Secondo ciclo, ma esiste una terza via?
da
Tuttoscuola del 12/6/2006
Somma zero. Negli ultimi trent’anni
l’alternarsi dei governi e delle maggioranze, della prima e della
seconda Repubblica, non ha saputo dare risposte vincenti, di respiro
strategico, al problema della riforma della scuola secondaria
superiore. In sostanza la dialettica tra le forze politiche è stata a
somma zero, e anche la nuova legislatura rischia di non essere
produttiva se si insisterà nella contrapposizione frontale. Ma esiste
una terza via?
C’è una corrente di pensiero che ritiene di sì, e che comunque non ci
sia alternativa al superamento dei tradizionali termini di confronto,
anzi di scontro.

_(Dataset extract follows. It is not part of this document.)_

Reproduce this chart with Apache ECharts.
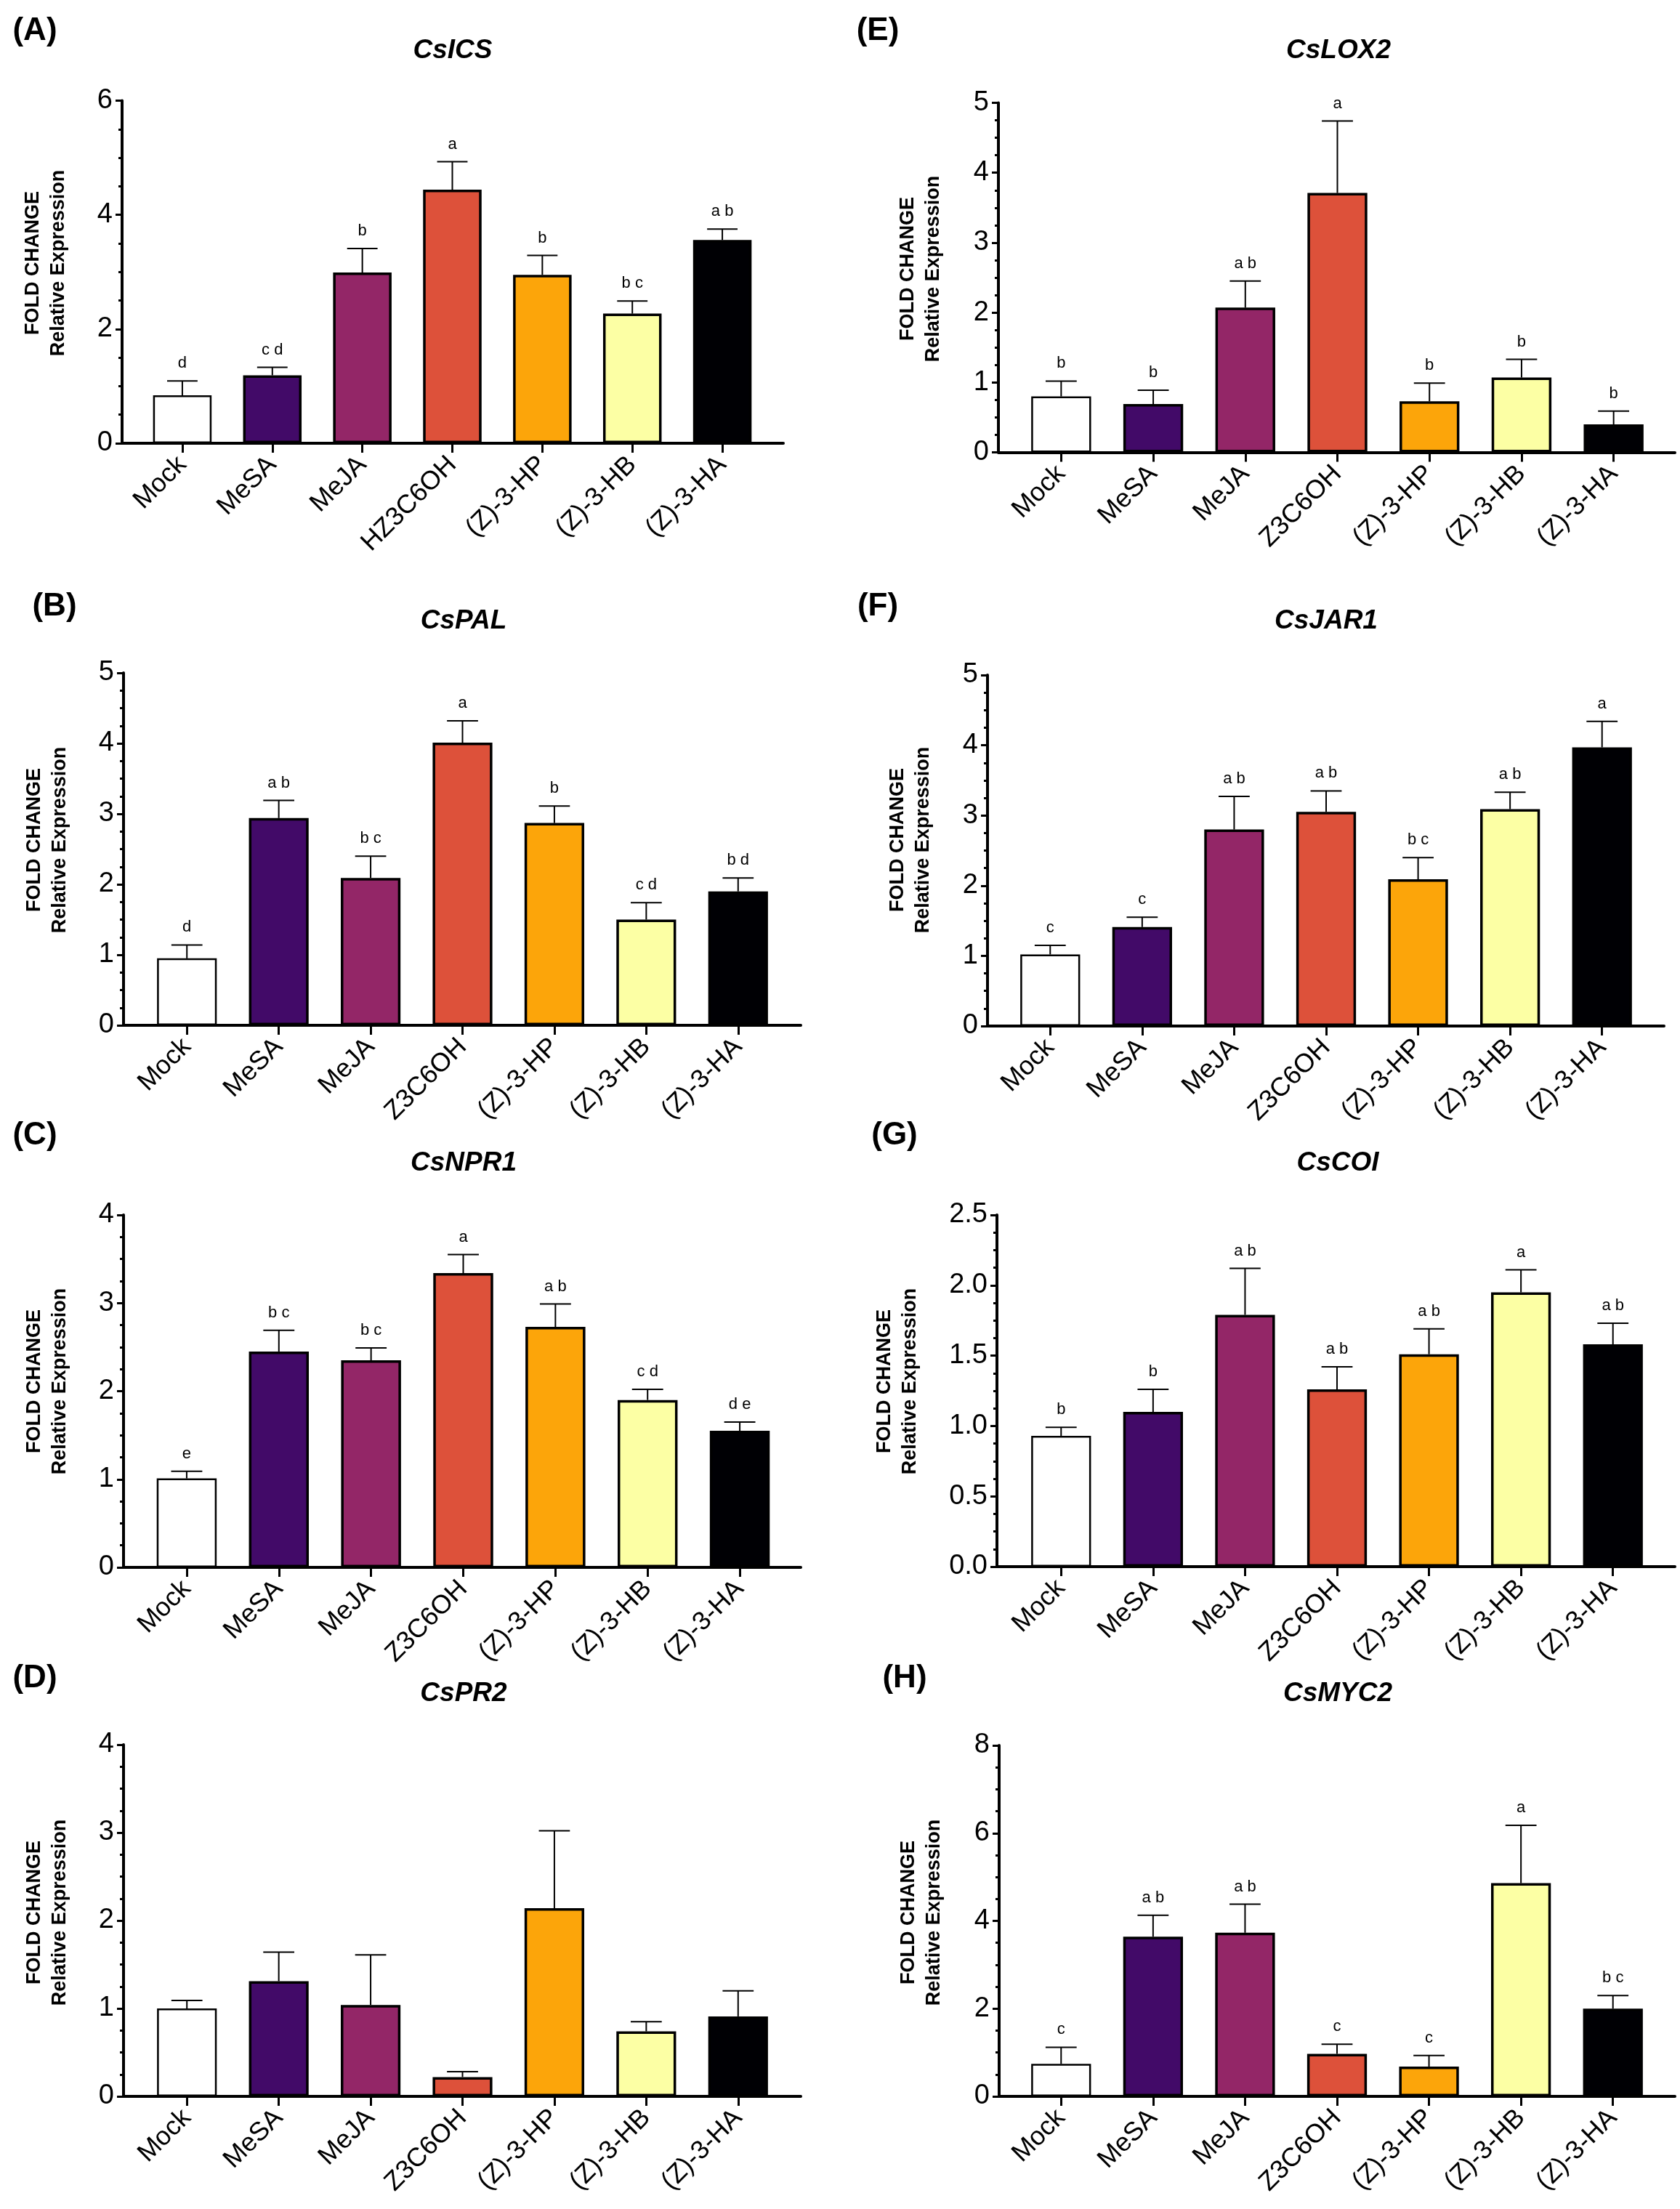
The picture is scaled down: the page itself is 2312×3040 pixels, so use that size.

La suggerisce per esempio, anche al nostro Paese,
Antony Giddens, il teorico del new labour di Tony Blair, inventore
della formula della "terza via", secondo il quale "ciò che conta è che
siano riformate le strutture obsolete, innalzati gli standard
dell’insegnamento e create opportunità affinché chi proviene da
background più poveri possa trarre beneficio dal sistema educativo".
Giacomo Vaciago, economista vicino alla sinistra riformista, indica
come esempio positivo proprio il modello inglese di Blair, che ha
portato alla chiusura di molte decine di scuole inefficienti,
giudicate tali sulla base di rigorose prove d’esame alla quali sono
stati sottoposti gli allievi: è nell’interesse degli allievi,
soprattutto di quelli più a rischio, che le scuole scadenti vengano
chiuse. Che ne pensano i sindacati italiani?
Luigi Covatta a sua volta, già sottosegretario socialista al MPI negli
anni ottanta, riprendendo l’appello del governatore della Banca
d’Italia Mario Draghi, ha sostenuto sul "Corriere della Sera" del 9
giugno che "non hanno senso né le polemiche sulla ‘licealizzazione’ né
quelle sul ‘doppio canale’, Serve invece una rete a geometria
variabile in luogo della rigorosa geometria gentiliana: un’autonomia
scolastica cioè che non si nutra di conflitti tra Stato e Regioni, ma
di flessibilità (e qualità) dell’offerta formativa".